Written request. Set the listing down again exactly, please, apart from its pictures.

Supplied data.

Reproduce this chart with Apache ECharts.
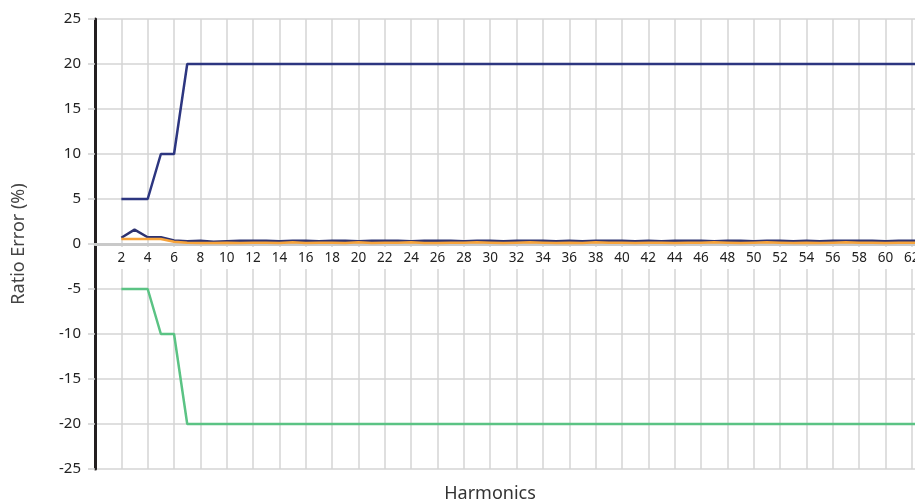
<!DOCTYPE html>
<html>
<head>
<meta charset="utf-8">
<script src="https://cdn.jsdelivr.net/npm/echarts@6/dist/echarts.min.js"></script>
<style>html,body{margin:0;padding:0;background:#fff;}#c{width:915px;height:502px;}</style>
</head>
<body>
<div id="c"></div>
<script>
const harmonics = [];
for (let h = 2; h <= 63; h++) harmonics.push(h);
const upperLimit = [5,5,5,10,10,20,20,20,20,20, 20,20,20,20,20,20,20,20,20,20, 20,20,20,20,20,20,20,20,20,20, 20,20,20,20,20,20,20,20,20,20, 20,20,20,20,20,20,20,20,20,20, 20,20,20,20,20,20,20,20,20,20, 20,20];
const lowerLimit = [-5,-5,-5,-10,-10,-20,-20,-20,-20,-20, -20,-20,-20,-20,-20,-20,-20,-20,-20,-20, -20,-20,-20,-20,-20,-20,-20,-20,-20,-20, -20,-20,-20,-20,-20,-20,-20,-20,-20,-20, -20,-20,-20,-20,-20,-20,-20,-20,-20,-20, -20,-20,-20,-20,-20,-20,-20,-20,-20,-20, -20,-20];
const measuredA = [0.7,1.6,0.75,0.75,0.4,0.3,0.35,0.25,0.3,0.35,
  0.35,0.35,0.3,0.35,0.35,0.3,0.35,0.35,0.3,0.35,
  0.35,0.35,0.3,0.35,0.35,0.35,0.3,0.35,0.35,0.3,
  0.35,0.35,0.35,0.3,0.35,0.3,0.35,0.35,0.35,0.3,
  0.35,0.3,0.35,0.35,0.35,0.3,0.35,0.35,0.3,0.35,
  0.35,0.3,0.35,0.3,0.35,0.35,0.35,0.35,0.3,0.35,
  0.35,0.35];
const measuredB = [0.55,0.55,0.55,0.55,0.25,0.15,0.1,0.1,0.15,0.1,
  0.15,0.15,0.1,0.2,0.1,0.15,0.15,0.1,0.2,0.1,
  0.15,0.15,0.2,0.1,0.1,0.15,0.15,0.2,0.15,0.1,
  0.15,0.2,0.15,0.1,0.15,0.1,0.2,0.15,0.15,0.1,
  0.15,0.15,0.1,0.15,0.15,0.2,0.15,0.1,0.15,0.2,
  0.15,0.1,0.15,0.1,0.15,0.2,0.15,0.15,0.1,0.15,
  0.15,0.15];
const yTicks = [-25,-20,-15,-10,-5,0,5,10,15,20,25];

const pair = arr => harmonics.map((h, i) => [h, arr[i]]);
const FONT = '"Noto Sans", sans-serif';
const chart = echarts.init(document.getElementById('c'), null, {renderer: 'canvas'});
const lineS = (name, arr, color, z) => ({
  type: 'line', name, data: pair(arr), symbol: 'none', silent: true, z,
  lineStyle: {color, width: 2.5}, animation: false
});
const GRID_TOP = 19, GRID_BOTTOM = 33, H = 502;
const plotH = H - GRID_TOP - GRID_BOTTOM;
const zeroOffset = -plotH * (0 - yTicks[0]) / (yTicks[yTicks.length - 1] - yTicks[0]);
chart.setOption({
  animation: false,
  grid: {left: 95, top: GRID_TOP, bottom: GRID_BOTTOM, width: 830, outerBoundsMode: 'none', containLabel: false},
  xAxis: {
    type: 'value', min: 0, max: 63, interval: 2, position: 'bottom', offset: zeroOffset,
    axisLine: {onZero: false, lineStyle: {color: '#c9c9c9', width: 3}},
    axisTick: {show: false},
    splitLine: {show: true, lineStyle: {color: '#d4d4d4', width: 1.5}},
    axisLabel: {
      fontFamily: FONT, fontSize: 13.5, color: '#222', margin: 3,
      backgroundColor: '#fff', padding: [4, 2, 4, 2],
      showMinLabel: false, showMaxLabel: false, hideOverlap: false,
      formatter: v => (v > 0 && v < 63) ? String(v) : ''
    }
  },
  yAxis: {
    type: 'value', min: yTicks[0], max: yTicks[yTicks.length - 1], interval: 5,
    name: 'Ratio Error (%)', nameLocation: 'middle', nameGap: 67, nameRotate: 90,
    nameTextStyle: {fontFamily: FONT, fontSize: 18, color: '#444'},
    axisLine: {show: true, onZero: false, lineStyle: {color: '#231f20', width: 3}},
    axisTick: {show: true, length: 7, lineStyle: {color: '#cfcfcf', width: 1.5}},
    splitLine: {show: true, lineStyle: {color: '#d4d4d4', width: 1.5}},
    axisLabel: {fontFamily: FONT, fontSize: 15, color: '#222', margin: 14,
      formatter: v => String(v)}
  },
  graphic: [{
    type: 'text', x: 490, y: 494,
    style: {text: 'Harmonics', font: '18px "Noto Sans", sans-serif', fill: '#333',
      align: 'center', verticalAlign: 'middle'}
  }],
  series: [
    lineS('Upper limit', upperLimit, '#2d3680', 3),
    lineS('Lower limit', lowerLimit, '#5bc384', 3),
    lineS('Measured A', measuredA, '#2d3270', 4),
    lineS('Measured B', measuredB, '#f7a33a', 5)
  ]
});
</script>
</body>
</html>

Exercise solution.
Reproduce this chart with Apache ECharts.
<!DOCTYPE html>
<html>
<head>
<meta charset="utf-8">
<script src="https://cdn.jsdelivr.net/npm/echarts@6/dist/echarts.min.js"></script>
<style>html,body{margin:0;padding:0;background:#fff;}#c{width:915px;height:502px;}</style>
</head>
<body>
<div id="c"></div>
<script>
const harmonics = [];
for (let h = 2; h <= 63; h++) harmonics.push(h);
const upperLimit = [5,5,5,10,10,20,20,20,20,20, 20,20,20,20,20,20,20,20,20,20, 20,20,20,20,20,20,20,20,20,20, 20,20,20,20,20,20,20,20,20,20, 20,20,20,20,20,20,20,20,20,20, 20,20,20,20,20,20,20,20,20,20, 20,20];
const lowerLimit = [-5,-5,-5,-10,-10,-20,-20,-20,-20,-20, -20,-20,-20,-20,-20,-20,-20,-20,-20,-20, -20,-20,-20,-20,-20,-20,-20,-20,-20,-20, -20,-20,-20,-20,-20,-20,-20,-20,-20,-20, -20,-20,-20,-20,-20,-20,-20,-20,-20,-20, -20,-20,-20,-20,-20,-20,-20,-20,-20,-20, -20,-20];
const measuredA = [0.7,1.6,0.75,0.75,0.4,0.3,0.35,0.25,0.3,0.35,
  0.35,0.35,0.3,0.35,0.35,0.3,0.35,0.35,0.3,0.35,
  0.35,0.35,0.3,0.35,0.35,0.35,0.3,0.35,0.35,0.3,
  0.35,0.35,0.35,0.3,0.35,0.3,0.35,0.35,0.35,0.3,
  0.35,0.3,0.35,0.35,0.35,0.3,0.35,0.35,0.3,0.35,
  0.35,0.3,0.35,0.3,0.35,0.35,0.35,0.35,0.3,0.35,
  0.35,0.35];
const measuredB = [0.55,0.55,0.55,0.55,0.25,0.15,0.1,0.1,0.15,0.1,
  0.15,0.15,0.1,0.2,0.1,0.15,0.15,0.1,0.2,0.1,
  0.15,0.15,0.2,0.1,0.1,0.15,0.15,0.2,0.15,0.1,
  0.15,0.2,0.15,0.1,0.15,0.1,0.2,0.15,0.15,0.1,
  0.15,0.15,0.1,0.15,0.15,0.2,0.15,0.1,0.15,0.2,
  0.15,0.1,0.15,0.1,0.15,0.2,0.15,0.15,0.1,0.15,
  0.15,0.15];
const yTicks = [-25,-20,-15,-10,-5,0,5,10,15,20,25];

const pair = arr => harmonics.map((h, i) => [h, arr[i]]);
const FONT = '"Noto Sans", sans-serif';
const chart = echarts.init(document.getElementById('c'), null, {renderer: 'canvas'});
const lineS = (name, arr, color, z) => ({
  type: 'line', name, data: pair(arr), symbol: 'none', silent: true, z,
  lineStyle: {color, width: 2.5}, animation: false
});
const GRID_TOP = 19, GRID_BOTTOM = 33, H = 502;
const plotH = H - GRID_TOP - GRID_BOTTOM;
const zeroOffset = -plotH * (0 - yTicks[0]) / (yTicks[yTicks.length - 1] - yTicks[0]);
chart.setOption({
  animation: false,
  grid: {left: 95, top: GRID_TOP, bottom: GRID_BOTTOM, width: 830, outerBoundsMode: 'none', containLabel: false},
  xAxis: {
    type: 'value', min: 0, max: 63, interval: 2, position: 'bottom', offset: zeroOffset,
    axisLine: {onZero: false, lineStyle: {color: '#c9c9c9', width: 3}},
    axisTick: {show: false},
    splitLine: {show: true, lineStyle: {color: '#d4d4d4', width: 1.5}},
    axisLabel: {
      fontFamily: FONT, fontSize: 13.5, color: '#222', margin: 3,
      backgroundColor: '#fff', padding: [4, 2, 4, 2],
      showMinLabel: false, showMaxLabel: false, hideOverlap: false,
      formatter: v => (v > 0 && v < 63) ? String(v) : ''
    }
  },
  yAxis: {
    type: 'value', min: yTicks[0], max: yTicks[yTicks.length - 1], interval: 5,
    name: 'Ratio Error (%)', nameLocation: 'middle', nameGap: 67, nameRotate: 90,
    nameTextStyle: {fontFamily: FONT, fontSize: 18, color: '#444'},
    axisLine: {show: true, onZero: false, lineStyle: {color: '#231f20', width: 3}},
    axisTick: {show: true, length: 7, lineStyle: {color: '#cfcfcf', width: 1.5}},
    splitLine: {show: true, lineStyle: {color: '#d4d4d4', width: 1.5}},
    axisLabel: {fontFamily: FONT, fontSize: 15, color: '#222', margin: 14,
      formatter: v => String(v)}
  },
  graphic: [{
    type: 'text', x: 490, y: 494,
    style: {text: 'Harmonics', font: '18px "Noto Sans", sans-serif', fill: '#333',
      align: 'center', verticalAlign: 'middle'}
  }],
  series: [
    lineS('Upper limit', upperLimit, '#2d3680', 3),
    lineS('Lower limit', lowerLimit, '#5bc384', 3),
    lineS('Measured A', measuredA, '#2d3270', 4),
    lineS('Measured B', measuredB, '#f7a33a', 5)
  ]
});
</script>
</body>
</html>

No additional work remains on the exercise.